Sending of messages in viewAccepted() callback

Sending of messages in a viewAccepted() callback in general is a bad idea, because there's unexpected behavior associated with this.

 

Here's what happens. Let's say we have a cluster {A,B,C} and a new joiner D.

 

D sends a join request to A (the coordinator) and A then multicasts the new view V={A,B,C,D} to {A,B,C} and also sends V to D.

 

At time T1, B receives V and thus its viewAccepted() callback in invoked.
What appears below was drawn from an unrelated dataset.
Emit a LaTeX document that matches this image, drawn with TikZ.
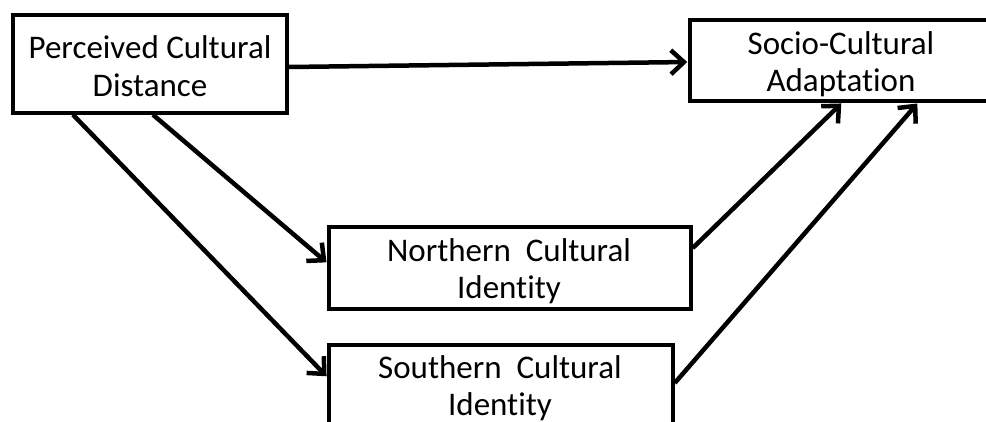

Now B multicasts message M.

 

At T2, D receives M, but discards M because D's view hasn't been set yet

 

At T3, D receives V.

 

B's message M will not have been received by D, and it will take another message from B to retransmit M for D (or the stable task to kick in).

 

Same goes for D sending a message M, if D receives V before any of the other nodes: all nodes who haven't received V yet, will discard M, and M will later have to be retransmitted.

 

If it is OK to wait for M to get delivered, until either the sender sends another message or stability kicks in, then that's fine and the app should be OK.

 

If message M is a blocking RPC, then the RPC will block until all requests have been delivered and the responses sent back to the invoker. However, some of the requests might take some time to get delivered and thus the RPC will block for that time.

 

Problems with FLUSH

 

There's also another issue, if messages are sent on the same thread that invoked viewAccepted(): if FLUSH is on the stack, then everybody is blocked sending messages until the flush has completed.

 

What happens during a flush is that - when a view is to be installed in a cluster - first the cluster nodes are flushed. This means that FLUSH runs a 2 phase protocol, which makes sure that all nodes in view V1 have delivered the same set of messages in V1. Then everybody is blocked from sending new messages, and view V2 is installed. After V2  has been installed across the cluster, everybody's unblocked again.

 

This means that any message sent in viewAccepted() will block when FLUSH is present.

 

This is bad because viewAccepted() is invoked by a JGroups thread, and that thread needs to return from viewAccepted() to complete the flush process. However, it won't if the message sent in viewAccepted() blocks ! Thus we have a deadlock...

 

The recommendation is to (a) avoid sending messages in viewAccepted() and (b) if messages need to be sent, they should be sent in a separate thread (or timer task).